Ilari, you have stated that:

> Even just the LAMPS composite signature combiner is known to be
> cryptographically unsound

I assume that you're talking about draft-ietf-lamps-pq-composite-sigs-03.  If 
so, I must ask you to back up that statement, providing either a citation, or a 
self-evident explination.

When I look at it, it would appear to me that a generating a forgery against a 
valid verifier would require either:
        - Finding a collision in the hash function
        - Generating a forgery for both ML-DSA and the classical signature 
algorithm.

Given that we believe that both of the two are hard problems, it would appear 
that the system is cryptographically sound.
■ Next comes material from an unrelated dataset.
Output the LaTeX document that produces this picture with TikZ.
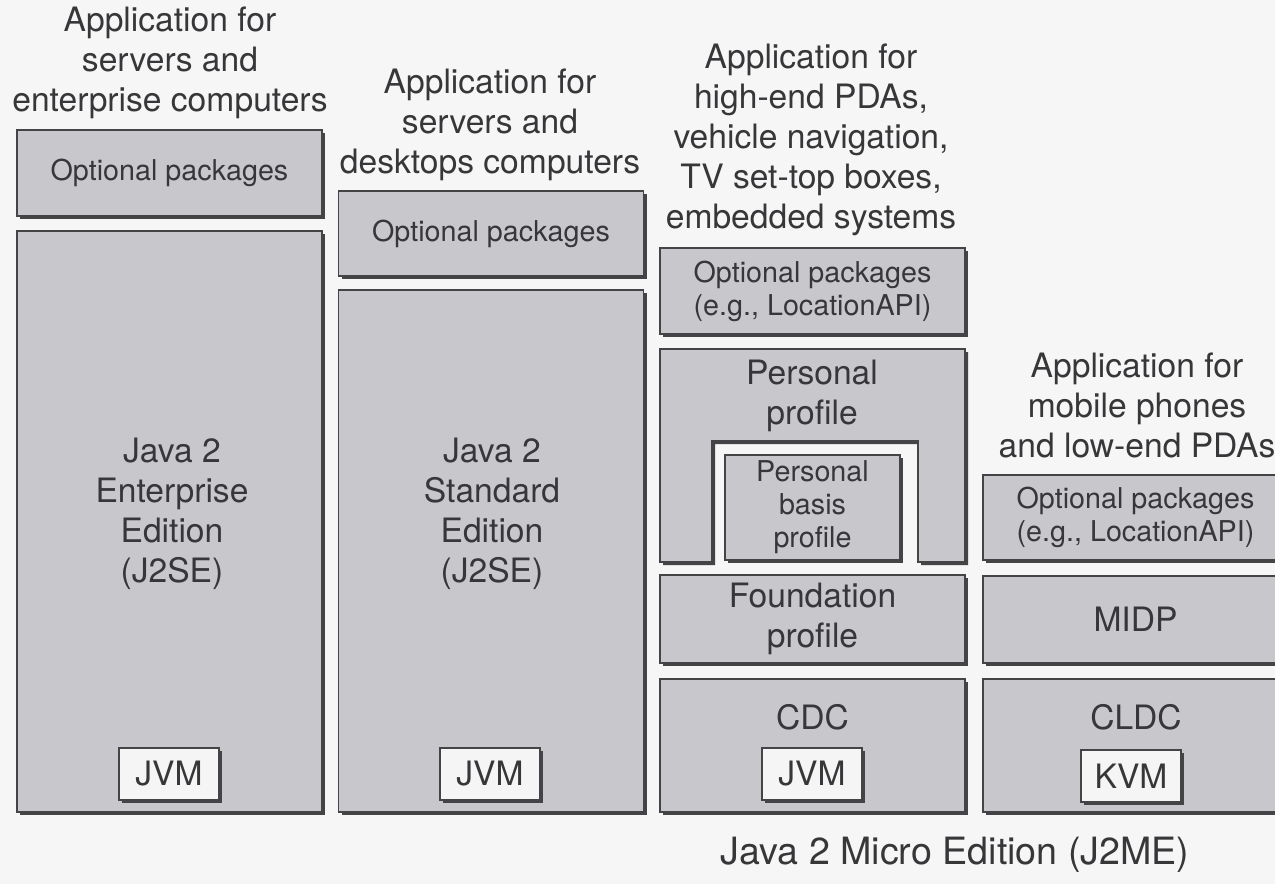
\documentclass[tikz,border=0pt]{standalone}
\usepackage{fontspec}
\setmainfont{TeX Gyre Heros}
\usetikzlibrary{shadows}
\definecolor{bgc}{RGB}{246,246,246}
\definecolor{boxc}{RGB}{200,200,204}
\definecolor{edgec}{RGB}{68,68,70}
\definecolor{txtc}{RGB}{55,55,58}
\definecolor{vmc}{RGB}{245,245,245}
\newcommand\BigTxt{\fontsize{16.8}{20}\selectfont}
\newcommand\SmallTxt{\fontsize{14.35}{16.5}\selectfont}
\newcommand\LabelTxt{\fontsize{18.8}{22}\selectfont}
\tikzset{
  layer/.style={rectangle, inner sep=0pt, fill=boxc, draw=edgec, line width=0.7pt,
    text=txtc, align=center, font=\SmallTxt,
    drop shadow={shadow xshift=1.5pt, shadow yshift=-1.5pt, fill=edgec, opacity=1}},
  biglayer/.style={layer, font=\BigTxt},
  vm/.style={layer, fill=vmc, font=\BigTxt, minimum width=50pt, minimum height=26pt},
  title/.style={text=txtc, align=center, font=\BigTxt, inner sep=0pt},
  colw/.style={minimum width=152.5pt}
}
\begin{document}
\begin{tikzpicture}[x=0.5pt,y=-0.5pt]
\path[use as bounding box] (0,0) rectangle (1275,884);
\clip (0,0) rectangle (1275,884);
\fill[bgc] (0,0) rectangle (1275,884);

% titles
\node[title] (t1) at (170,63) {Application for\\servers and\\enterprise computers};
\node[title] (t2) at (490,125) {Application for\\servers and\\desktops computers};
\node[title] (t3) at (811,140) {Application for\\high-end PDAs,\\vehicle navigation,\\TV set-top boxes,\\embedded systems};
\node[title] (t4) at (1137,405) {Application for\\mobile phones\\and low-end PDAs};

% column 1: J2EE
\node[layer, colw, minimum height=43pt] (opt1) at (169.5,173) {Optional packages};
\node[layer, colw, minimum height=290.5pt] (j2ee) at (169.5,521.5) {};
\node[title] (j2eet) at (172,514) {Java 2\\Enterprise\\Edition\\(J2SE)};
\node[vm] (jvm1) at (169,774) {JVM};

% column 2: J2SE
\node[layer, colw, minimum height=42.5pt] (opt2) at (491,233.5) {Optional packages};
\node[layer, colw, minimum height=261pt] (j2se) at (491,551) {};
\node[title] (j2set) at (492,514) {Java 2\\Standard\\Edition\\(J2SE)};
\node[vm] (jvm2) at (490,774) {JVM};

% column 3: CDC
\node[layer, colw, minimum height=43pt] (opt3) at (812.5,291) {Optional packages\\(e.g., LocationAPI)};
\fill[edgec, shift={(3,3)}] (660,349) -- (965,349) -- (965,562) -- (918,562) -- (918,441)
  -- (712,441) -- (712,562) -- (660,562) -- cycle;
\filldraw[fill=boxc, draw=edgec, line width=0.7pt] (660,349) -- (965,349) -- (965,562) -- (918,562)
  -- (918,441) -- (712,441) -- (712,562) -- (660,562) -- cycle;
\node[title] (pp) at (812,395.5) {Personal\\profile};
\node[layer, minimum width=87.5pt, minimum height=52.5pt] (pbp) at (812.5,507.5) {Personal\\basis\\profile};
\node[biglayer, colw, minimum height=44pt] (fp) at (812.5,619) {Foundation\\profile};
\node[layer, colw, minimum height=66.5pt] (cdc) at (812.5,745.5) {};
\node[title] (cdct) at (812.5,717) {CDC};
\node[vm] (jvm3) at (812,774) {JVM};

% column 4: CLDC
\node[layer, colw, minimum height=42.5pt] (opt4) at (1135.5,517.5) {Optional packages\\(e.g., LocationAPI)};
\node[biglayer, colw, minimum height=43.5pt] (midp) at (1135.5,619.5) {MIDP};
\node[layer, colw, minimum height=66.5pt] (cldc) at (1135.5,745.5) {};
\node[title] (cldct) at (1136,717) {CLDC};
\node[vm] (kvm) at (1131,776) {KVM};

\node[title, font=\LabelTxt] (j2me) at (955,855) {Java 2 Micro Edition (J2ME)};
\end{tikzpicture}
\end{document}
In addition, someone could take a valid composite signature and extract the 
classical signature, creating an existential forgery for the classical public 
key.  This is not a practical concern if (as the draft recommends) you never 
use that public key in another context.  Hence, it is hard to consider this as 
an example of cryptographical unsoundness.

If you have any evidence to the contrary, please share it.  If you do not have 
such evidence, please apologize.

> -----Original Message-----
> From: Scott Fluhrer (sfluhrer) <[email protected]>
> Sent: Saturday, November 23, 2024 8:46 AM
> To: [email protected]; [email protected]
> Subject: [TLS] Re: [EXT] Re: ML-DSA in TLS
> 
> 
> 
> > -----Original Message-----
> > From: [email protected] <[email protected]>
> > Sent: Saturday, November 23, 2024 3:44 AM
> > To: [email protected]
> > Subject: [TLS] Re: [EXT] Re: ML-DSA in TLS
> >
> >
> > But with signatures, the risks become substantial because:
> >
> > - Complexity. Some of it to deal with known non-obvious attacks.
> > - Known unknown attacks.
> >
> > Even just the LAMPS composite signature combiner is known to be
> > cryptographically unsound. Sound signature combiners are in theory
> > impossible (practical sound signature combiners might exist).
> >
> 
> Can you expound on that?  The composite signature combiner is "place the
> RSA signature here, place the ML-DSA signature there, we're done".
> 
> Given that the verifier checks both the RSA signature and the ML-DSA
> signature, I would naively expect that any successful forgery would need to
> break both.
> 
> Could you explain what I'm missing?